** start of Given material **

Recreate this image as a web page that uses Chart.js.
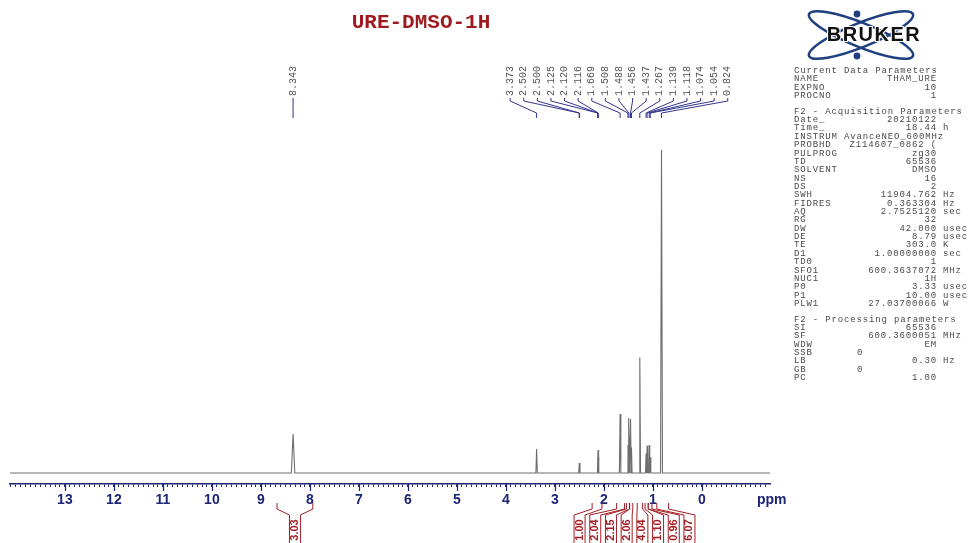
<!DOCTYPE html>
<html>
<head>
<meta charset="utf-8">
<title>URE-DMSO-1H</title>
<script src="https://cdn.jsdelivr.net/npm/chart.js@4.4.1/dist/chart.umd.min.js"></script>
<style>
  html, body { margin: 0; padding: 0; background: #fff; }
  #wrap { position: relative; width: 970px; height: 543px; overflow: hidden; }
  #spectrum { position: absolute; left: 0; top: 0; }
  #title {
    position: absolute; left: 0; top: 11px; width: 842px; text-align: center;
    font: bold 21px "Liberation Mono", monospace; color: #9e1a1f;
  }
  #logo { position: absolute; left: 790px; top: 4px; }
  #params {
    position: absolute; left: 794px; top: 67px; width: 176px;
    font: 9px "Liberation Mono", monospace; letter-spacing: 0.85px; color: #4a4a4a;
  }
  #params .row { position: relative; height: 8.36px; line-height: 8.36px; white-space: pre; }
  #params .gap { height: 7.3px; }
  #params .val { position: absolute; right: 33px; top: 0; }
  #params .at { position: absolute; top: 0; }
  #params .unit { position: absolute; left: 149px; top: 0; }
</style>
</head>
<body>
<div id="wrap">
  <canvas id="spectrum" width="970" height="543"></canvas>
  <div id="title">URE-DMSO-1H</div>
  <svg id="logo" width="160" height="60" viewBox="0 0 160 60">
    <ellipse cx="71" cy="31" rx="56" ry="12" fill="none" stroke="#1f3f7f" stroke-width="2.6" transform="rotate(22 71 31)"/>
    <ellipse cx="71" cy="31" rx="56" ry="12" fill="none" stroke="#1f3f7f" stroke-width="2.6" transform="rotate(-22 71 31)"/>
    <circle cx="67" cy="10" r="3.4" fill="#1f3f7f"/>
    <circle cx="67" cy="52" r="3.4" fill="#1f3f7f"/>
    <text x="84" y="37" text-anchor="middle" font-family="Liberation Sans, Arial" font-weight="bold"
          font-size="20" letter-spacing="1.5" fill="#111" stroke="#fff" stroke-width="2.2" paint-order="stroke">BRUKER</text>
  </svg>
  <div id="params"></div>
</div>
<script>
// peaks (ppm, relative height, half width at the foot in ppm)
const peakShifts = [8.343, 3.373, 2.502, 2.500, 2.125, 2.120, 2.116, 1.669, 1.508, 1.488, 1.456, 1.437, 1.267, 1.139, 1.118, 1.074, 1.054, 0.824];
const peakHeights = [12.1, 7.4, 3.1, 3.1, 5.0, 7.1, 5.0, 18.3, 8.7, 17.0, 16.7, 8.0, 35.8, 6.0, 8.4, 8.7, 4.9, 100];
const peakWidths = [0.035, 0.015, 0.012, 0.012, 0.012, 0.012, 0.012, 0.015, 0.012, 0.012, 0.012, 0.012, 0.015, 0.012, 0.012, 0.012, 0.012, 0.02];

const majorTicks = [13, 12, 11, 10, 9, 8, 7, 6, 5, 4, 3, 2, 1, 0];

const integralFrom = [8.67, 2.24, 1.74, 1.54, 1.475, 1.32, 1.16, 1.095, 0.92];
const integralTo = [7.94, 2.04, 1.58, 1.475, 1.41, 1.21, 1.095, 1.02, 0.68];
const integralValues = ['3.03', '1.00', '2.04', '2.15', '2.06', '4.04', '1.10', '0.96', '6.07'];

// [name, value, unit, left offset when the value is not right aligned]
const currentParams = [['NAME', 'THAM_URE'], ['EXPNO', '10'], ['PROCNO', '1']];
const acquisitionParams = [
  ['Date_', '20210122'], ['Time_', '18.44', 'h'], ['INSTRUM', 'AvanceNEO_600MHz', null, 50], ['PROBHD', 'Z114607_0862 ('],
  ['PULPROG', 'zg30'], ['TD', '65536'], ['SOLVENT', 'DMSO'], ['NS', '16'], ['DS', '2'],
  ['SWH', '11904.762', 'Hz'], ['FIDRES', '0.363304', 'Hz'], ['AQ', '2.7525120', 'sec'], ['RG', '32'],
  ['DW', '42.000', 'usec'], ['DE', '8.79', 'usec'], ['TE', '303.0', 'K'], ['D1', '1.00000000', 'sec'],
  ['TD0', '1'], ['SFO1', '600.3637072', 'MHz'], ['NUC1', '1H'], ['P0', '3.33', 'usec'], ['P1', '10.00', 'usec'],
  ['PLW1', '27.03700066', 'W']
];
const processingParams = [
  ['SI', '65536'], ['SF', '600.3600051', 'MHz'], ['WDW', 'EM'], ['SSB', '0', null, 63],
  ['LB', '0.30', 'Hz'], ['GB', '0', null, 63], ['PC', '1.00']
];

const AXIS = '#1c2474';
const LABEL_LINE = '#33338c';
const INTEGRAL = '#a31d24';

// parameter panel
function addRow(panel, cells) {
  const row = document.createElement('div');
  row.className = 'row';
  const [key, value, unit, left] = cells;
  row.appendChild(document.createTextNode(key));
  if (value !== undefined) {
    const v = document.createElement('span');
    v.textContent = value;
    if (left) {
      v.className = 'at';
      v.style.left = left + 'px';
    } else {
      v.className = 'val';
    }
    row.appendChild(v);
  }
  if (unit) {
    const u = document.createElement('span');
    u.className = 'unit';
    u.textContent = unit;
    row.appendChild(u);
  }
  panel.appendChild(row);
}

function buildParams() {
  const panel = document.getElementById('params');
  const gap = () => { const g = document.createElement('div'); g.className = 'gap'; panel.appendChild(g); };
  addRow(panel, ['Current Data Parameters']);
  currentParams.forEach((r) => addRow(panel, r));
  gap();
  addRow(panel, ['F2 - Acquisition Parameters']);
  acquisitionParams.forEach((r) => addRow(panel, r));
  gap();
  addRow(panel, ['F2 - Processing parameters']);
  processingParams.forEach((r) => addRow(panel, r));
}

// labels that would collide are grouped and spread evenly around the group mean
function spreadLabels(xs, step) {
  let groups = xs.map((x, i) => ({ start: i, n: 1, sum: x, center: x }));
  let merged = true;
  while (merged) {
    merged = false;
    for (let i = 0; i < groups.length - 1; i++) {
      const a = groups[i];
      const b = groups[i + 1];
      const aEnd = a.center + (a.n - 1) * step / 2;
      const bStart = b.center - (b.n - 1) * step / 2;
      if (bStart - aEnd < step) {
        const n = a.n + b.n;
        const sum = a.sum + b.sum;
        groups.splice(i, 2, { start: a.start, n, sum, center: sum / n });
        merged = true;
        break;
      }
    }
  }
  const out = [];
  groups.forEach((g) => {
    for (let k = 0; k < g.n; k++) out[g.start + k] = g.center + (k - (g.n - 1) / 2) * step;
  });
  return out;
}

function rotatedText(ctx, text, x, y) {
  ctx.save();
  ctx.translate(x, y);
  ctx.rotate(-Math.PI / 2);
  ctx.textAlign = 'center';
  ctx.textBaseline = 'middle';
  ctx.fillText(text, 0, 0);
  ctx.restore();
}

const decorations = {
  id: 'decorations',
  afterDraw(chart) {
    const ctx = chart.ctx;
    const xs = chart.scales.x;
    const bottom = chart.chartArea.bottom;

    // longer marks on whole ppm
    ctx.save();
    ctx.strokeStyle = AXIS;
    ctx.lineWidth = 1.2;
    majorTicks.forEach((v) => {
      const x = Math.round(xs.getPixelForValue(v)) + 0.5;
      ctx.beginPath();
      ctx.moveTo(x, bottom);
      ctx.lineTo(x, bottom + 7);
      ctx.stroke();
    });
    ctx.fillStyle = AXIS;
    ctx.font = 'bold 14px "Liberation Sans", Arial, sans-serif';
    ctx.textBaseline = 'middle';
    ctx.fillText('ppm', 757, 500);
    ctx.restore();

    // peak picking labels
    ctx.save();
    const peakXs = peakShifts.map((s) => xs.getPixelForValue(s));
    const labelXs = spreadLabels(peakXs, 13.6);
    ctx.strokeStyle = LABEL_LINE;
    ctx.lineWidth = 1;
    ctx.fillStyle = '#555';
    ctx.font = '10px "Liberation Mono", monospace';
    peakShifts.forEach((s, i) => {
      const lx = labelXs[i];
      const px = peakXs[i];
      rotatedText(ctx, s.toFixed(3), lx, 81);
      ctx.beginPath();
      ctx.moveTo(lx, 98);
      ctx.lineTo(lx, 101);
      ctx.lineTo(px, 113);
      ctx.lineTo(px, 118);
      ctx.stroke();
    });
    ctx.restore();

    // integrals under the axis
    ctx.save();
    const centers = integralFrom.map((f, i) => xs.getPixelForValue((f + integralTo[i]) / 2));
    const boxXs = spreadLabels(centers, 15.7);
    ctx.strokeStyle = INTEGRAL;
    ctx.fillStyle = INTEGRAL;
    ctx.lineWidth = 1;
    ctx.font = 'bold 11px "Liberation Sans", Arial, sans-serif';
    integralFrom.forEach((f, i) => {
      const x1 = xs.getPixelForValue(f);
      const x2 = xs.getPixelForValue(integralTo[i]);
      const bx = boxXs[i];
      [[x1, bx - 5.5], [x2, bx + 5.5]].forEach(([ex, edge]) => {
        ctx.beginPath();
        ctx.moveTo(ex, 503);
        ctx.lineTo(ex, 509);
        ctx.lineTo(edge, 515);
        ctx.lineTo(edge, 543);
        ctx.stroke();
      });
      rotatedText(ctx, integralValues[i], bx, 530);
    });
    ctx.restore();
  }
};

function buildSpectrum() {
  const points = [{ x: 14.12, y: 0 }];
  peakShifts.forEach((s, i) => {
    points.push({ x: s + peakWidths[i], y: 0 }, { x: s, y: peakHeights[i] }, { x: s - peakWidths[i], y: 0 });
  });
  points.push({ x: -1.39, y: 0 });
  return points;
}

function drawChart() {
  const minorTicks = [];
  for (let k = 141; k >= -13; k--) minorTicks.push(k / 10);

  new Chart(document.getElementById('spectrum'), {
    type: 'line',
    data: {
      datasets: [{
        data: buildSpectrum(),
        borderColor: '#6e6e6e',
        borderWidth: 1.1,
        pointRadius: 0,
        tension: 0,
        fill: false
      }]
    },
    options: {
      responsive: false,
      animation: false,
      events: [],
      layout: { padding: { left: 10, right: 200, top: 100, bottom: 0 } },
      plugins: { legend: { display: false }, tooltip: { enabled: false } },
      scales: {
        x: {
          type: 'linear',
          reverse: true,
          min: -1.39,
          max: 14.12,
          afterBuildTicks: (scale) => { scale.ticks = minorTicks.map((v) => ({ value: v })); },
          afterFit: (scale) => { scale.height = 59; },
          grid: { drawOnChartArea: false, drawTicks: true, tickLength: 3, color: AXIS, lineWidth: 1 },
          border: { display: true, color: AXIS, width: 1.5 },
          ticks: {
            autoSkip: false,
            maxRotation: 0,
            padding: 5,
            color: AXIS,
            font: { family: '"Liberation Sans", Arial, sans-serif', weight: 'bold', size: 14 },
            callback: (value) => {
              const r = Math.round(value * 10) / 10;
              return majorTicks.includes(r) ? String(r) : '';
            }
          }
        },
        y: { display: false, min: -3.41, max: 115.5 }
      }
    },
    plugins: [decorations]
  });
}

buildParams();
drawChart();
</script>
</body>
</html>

** end of Given material **

• _Set exercise_: Return every line containing "that".

• _Task result_:
Recreate this image as a web page that uses Chart.js.
// labels that would collide are grouped and spread evenly around the group mean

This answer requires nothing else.